I never pretended that this graph would show man made warming.

You were the one who pretended the world to be cooling, and I contradicted your opinion because from my point of view it was based on a too small sampling set.

Reply to  Bindidon
April 4, 2019 12:25 pm

bindidon says
1) Which wrong way?
2) Which wrong time?
3) Which apples and pears do you mean?

Henry
1) the right way is [and I repeat]
a) equal stations nh and sh
b) all stations balanced to 0 latitude [or as close as possible]
c) all stations 70% at sea and 30% inland
d) to avoid bringing in longitude as a variable (why?) , rather look at the derivatives of the least square equations giving you the speed of warming/ cooling
e) setting out the speed of warming against time gives you the acceleration of warming/ cooling

if you did it right you should get the same result as I did?

2) not before 1970’s

3) https://wattsupwiththat.com/2019/04/02/darwin-temperatures-what-is-going-on/#comment-2671741

Good luck!
Let me know what you find?
BW
Henry

Reply to  henryp
April 4, 2019 12:30 pm
Frank
April 6, 2019 1:50 pm

Bob Irvine: A belated comment: Temperature change since about 1970 is critical. Temperature change before then is fairly irrelevant, because it wasn’t driven by forcing from rising GHGs. A good chunk of the warming from 1920-1945 is assumed to be unforced/internal variability. Net forcing gradually rises to about 0.7 W/m2 over almost a century by 1970 and the another 1.6 W/m2 over the next 40 years (and probably 2.0 by the end of the current decade). The CAGW is all about climate sensitivity – how much warming is being produced by how much forcing. That’s transient climate sensitivity. When ocean heat uptake is subtracted from forcing, you can get ECS.

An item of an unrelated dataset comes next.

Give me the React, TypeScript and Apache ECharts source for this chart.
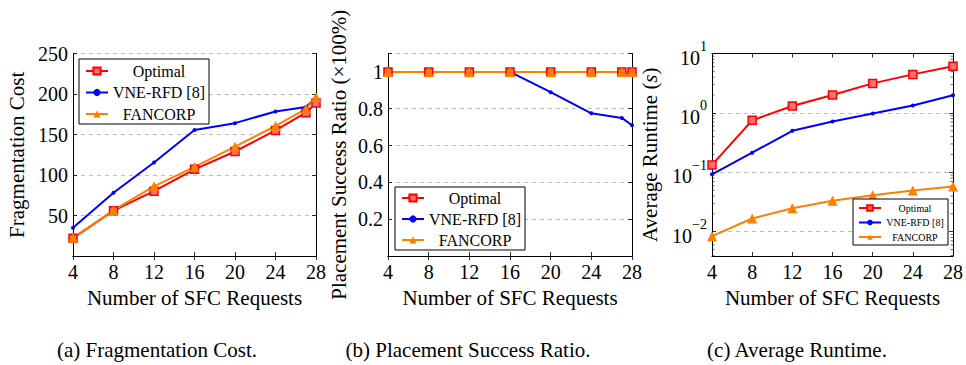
import React, { useEffect, useRef } from "react";
import * as echarts from "echarts";

// ---- data ----
const xsAB = [4, 8, 12, 16, 20, 24, 27, 28];
const xsC = [4, 8, 12, 16, 20, 24, 28];
const xTicks = [4, 8, 12, 16, 20, 24, 28];

const costOptimal = [22, 56, 80, 107, 129, 155, 177, 189];
const costVne = [35, 78, 115.5, 155.5, 164, 178.5, 184, 195];
const costFancorp = [22.5, 56.5, 86, 110, 135, 160.5, 181.5, 196];

const ratioOptimal = [1, 1, 1, 1, 1, 1, 1, 1];
const ratioVne = [1, 1, 1, 1, 0.89, 0.775, 0.75, 0.71];
const ratioFancorp = [1, 1, 1, 1, 1, 1, 1, 1];

const rtOptimal = [0.133, 0.75, 1.31, 2.0, 3.14, 4.45, 6.1];
const rtVne = [0.0925, 0.214, 0.5, 0.716, 0.975, 1.33, 1.98];
const rtFancorp = [0.0084, 0.0167, 0.0249, 0.0331, 0.0412, 0.0493, 0.0575];

const seriesNames = ["Optimal", "VNE-RFD [8]", "FANCORP"];
const captions = ["(a) Fragmentation Cost.", "(b) Placement Success Ratio.", "(c) Average Runtime."];
const xTitle = "Number of SFC Requests";

const FONT = "Liberation Serif";
const RED = "#ff0000";
const BLUE = "#0000ff";
const ORANGE = "#ff8000";

const zip = (xs: number[], ys: number[]) => xs.map((x, i) => [x, ys[i]]);

export default function App() {
  const ref = useRef<HTMLDivElement>(null);
  useEffect(() => {
    document.body.style.margin = "0";
    const chart = echarts.init(ref.current!, null, { renderer: "svg" });

    const grids = [
      { left: 73, right: 650, top: 53.5, bottom: 109 },
      { left: 388, right: 334, top: 53.5, bottom: 109 },
      { left: 712, right: 10, top: 53.5, bottom: 109 },
    ];

    const axisLine = { show: true, lineStyle: { color: "#000", width: 1 } };
    const tick = { show: true, inside: true, length: 4, lineStyle: { color: "#000", width: 0.8 } };
    const gridLine = { show: true, lineStyle: { color: "#bdbdbd", type: [4, 4], width: 1 } };
    const labelStyle = { fontFamily: FONT, fontSize: 20, color: "#000" };

    const xAxes: any[] = [];
    const yAxes: any[] = [];
    for (let g = 0; g < 3; g++) {
      xAxes.push({
        type: "value", gridIndex: g, min: 4, max: 28, interval: 4, position: "bottom",
        axisLine, axisTick: tick, splitLine: { show: false },
        axisLabel: { ...labelStyle, margin: 6 },
        name: xTitle, nameLocation: "middle", nameGap: 31,
        nameTextStyle: { fontFamily: FONT, fontSize: 21, color: "#000" },
      });
      xAxes.push({
        type: "value", gridIndex: g, min: 4, max: 28, interval: 4, position: "top",
        axisLine, axisTick: tick, splitLine: { show: false }, axisLabel: { show: false },
      });
    }
    // (a)
    yAxes.push({
      type: "value", gridIndex: 0, min: 0, max: 250, interval: 50, position: "left",
      axisLine, axisTick: tick, splitLine: gridLine,
      axisLabel: { ...labelStyle, margin: 5, formatter: (v: number) => (v === 0 ? "" : String(v)) },
      name: "Fragmentation Cost", nameLocation: "middle", nameGap: 46,
      nameTextStyle: { fontFamily: FONT, fontSize: 21, color: "#000" },
    });
    yAxes.push({
      type: "value", gridIndex: 0, min: 0, max: 250, interval: 50, position: "right",
      axisLine, axisTick: tick, splitLine: { show: false }, axisLabel: { show: false },
    });
    // (b)
    yAxes.push({
      type: "value", gridIndex: 1, min: 0, max: 1.1, interval: 0.2, position: "left",
      axisLine, axisTick: tick, splitLine: gridLine,
      axisLabel: { ...labelStyle, margin: 5, formatter: (v: number) => (v === 0 || v > 1.05 ? "" : String(Math.round(v * 10) / 10)) },
      name: "Placement Success Ratio (×100%)", nameLocation: "middle", nameGap: 39,
      nameTextStyle: { fontFamily: FONT, fontSize: 21, color: "#000" },
    });
    yAxes.push({
      type: "value", gridIndex: 1, min: 0, max: 1.1, interval: 0.2, position: "right",
      axisLine, axisTick: tick, splitLine: { show: false }, axisLabel: { show: false },
    });
    // (c)
    const logLabel = (v: number) => {
      const e = Math.log10(v);
      const r = Math.round(e);
      if (Math.abs(e - r) > 1e-6) return "";
      return `{b|10}{s|${r < 0 ? "−" + -r : r}}`;
    };
    yAxes.push({
      type: "log", logBase: 10, gridIndex: 2, min: 0.0039, max: 10, position: "left",
      axisLine, axisTick: tick, splitLine: gridLine,
      axisLabel: {
        margin: 5, formatter: logLabel,
        rich: {
          b: { fontFamily: FONT, fontSize: 20, color: "#000", lineHeight: 28, verticalAlign: "bottom" },
          s: { fontFamily: FONT, fontSize: 14, color: "#000", lineHeight: 14, verticalAlign: "top" },
        },
      },
      name: "Average Runtime ({i|s})", nameLocation: "middle", nameGap: 52,
      nameTextStyle: {
        fontFamily: FONT, fontSize: 21, color: "#000",
        rich: { i: { fontFamily: FONT, fontSize: 21, fontStyle: "italic", color: "#000" } },
      },
    });
    yAxes.push({
      type: "log", logBase: 10, gridIndex: 2, min: 0.0039, max: 10, position: "right",
      axisLine, axisTick: tick, splitLine: { show: false }, axisLabel: { show: false },
    });

    const mk = (name: string, xi: number, yi: number, data: number[][]) => {
      const base: any = {
        name, type: "line", xAxisIndex: xi, yAxisIndex: yi, data,
        lineStyle: { width: 2 }, z: 3,
      };
      if (name === "Optimal") {
        base.symbol = "rect"; base.symbolSize = 8;
        base.itemStyle = { color: "#ff7070", borderColor: RED, borderWidth: 1.5 };
        base.lineStyle.color = RED;
      } else if (name === "VNE-RFD [8]") {
        base.symbol = "circle"; base.symbolSize = 4;
        base.itemStyle = { color: BLUE };
        base.lineStyle.color = BLUE;
      } else {
        base.symbol = "triangle"; base.symbolSize = 10;
        base.itemStyle = { color: ORANGE };
        base.lineStyle.color = ORANGE;
      }
      return base;
    };

    const minorVals: number[][] = [];
    for (const e of [-3, -2, -1, 0]) {
      for (let m = 2; m <= 9; m++) {
        const v = m * Math.pow(10, e);
        if (v > 0.0039 && v < 10) minorVals.push([4, v]);
      }
    }

    const series: any[] = [
      mk("Optimal", 0, 0, zip(xsAB, costOptimal)),
      mk("VNE-RFD [8]", 0, 0, zip(xsAB, costVne)),
      mk("FANCORP", 0, 0, zip(xsAB, costFancorp)),
      mk("Optimal", 2, 2, zip(xsAB, ratioOptimal)),
      mk("VNE-RFD [8]", 2, 2, zip(xsAB, ratioVne)),
      mk("FANCORP", 2, 2, zip(xsAB, ratioFancorp)),
      mk("Optimal", 4, 4, zip(xsC, rtOptimal)),
      mk("VNE-RFD [8]", 4, 4, zip(xsC, rtVne)),
      mk("FANCORP", 4, 4, zip(xsC, rtFancorp)),
      {
        type: "custom", name: "minor", xAxisIndex: 4, yAxisIndex: 4, silent: true, z: 1,
        data: minorVals,
        renderItem: (params: any, api: any) => {
          const p = api.coord([4, api.value(1)]);
          const q = api.coord([28, api.value(1)]);
          return {
            type: "group",
            children: [
              { type: "line", shape: { x1: p[0], y1: p[1], x2: p[0] + 2.5, y2: p[1] }, style: { stroke: "#000", lineWidth: 0.6 } },
              { type: "line", shape: { x1: q[0] - 2.5, y1: q[1], x2: q[0], y2: q[1] }, style: { stroke: "#000", lineWidth: 0.6 } },
            ],
          };
        },
      },
    ];

    const mkLegend = (left: number, top: number, fontSize: number, colW: number, lh: number, gap: number, pad: number[], iw: number, ih: number) => ({
      orient: "vertical", left, top, data: seriesNames,
      backgroundColor: "#fff", borderColor: "#000", borderWidth: 1, borderRadius: 0,
      padding: pad, itemGap: gap, itemWidth: iw, itemHeight: ih, itemTextGap: 4,
      formatter: (n: string) => `{t|${n}}`,
      textStyle: {
        fontFamily: FONT, fontSize, color: "#000",
        rich: { t: { fontFamily: FONT, fontSize, color: "#000", width: colW, align: "center", lineHeight: lh } },
      },
      selectedMode: false,
    });

    const legends = [
      mkLegend(79, 59, 16, 92, 16, 5.5, [4, 4, 2, 6], 22, 9),
      mkLegend(395, 187, 16, 92, 16, 5, [3, 4, 2, 6], 22, 9),
      mkLegend(853, 199, 10, 58, 11, 4.5, [4, 4, 3, 5], 22, 7),
    ];

    const captionX = [157, 468, 797];
    const graphic = captions.map((c, i) => ({
      type: "text", x: captionX[i], y: 350,
      style: { text: c, fontFamily: FONT, fontSize: 21, fill: "#000", align: "center", verticalAlign: "middle" },
    }));

    chart.setOption({
      animation: false,
      grid: grids,
      xAxis: xAxes,
      yAxis: yAxes,
      legend: legends,
      series,
      graphic,
    });
    return () => chart.dispose();
  }, []);
  return <div ref={ref} style={{ width: 966, height: 365 }} />;
}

Is the temperature in Darwin before 1950 going to make a big difference? Maybe. If the planet were 1.0 degC warmer (or cooler) sometime before 1970 than it was in 1970, then our ideas about the major drivers of climate change will need to include unforced variability as well as well as anthropogenic forcing. If the planet were 0.5 degC warmer (or cooler) sometime before 1970 than it was in 1970, then forced warming since 1970 could be anywhere between 0.4 and 1.4 degC, and not the 0.9 degC that goes into calculations of climate sensitivity.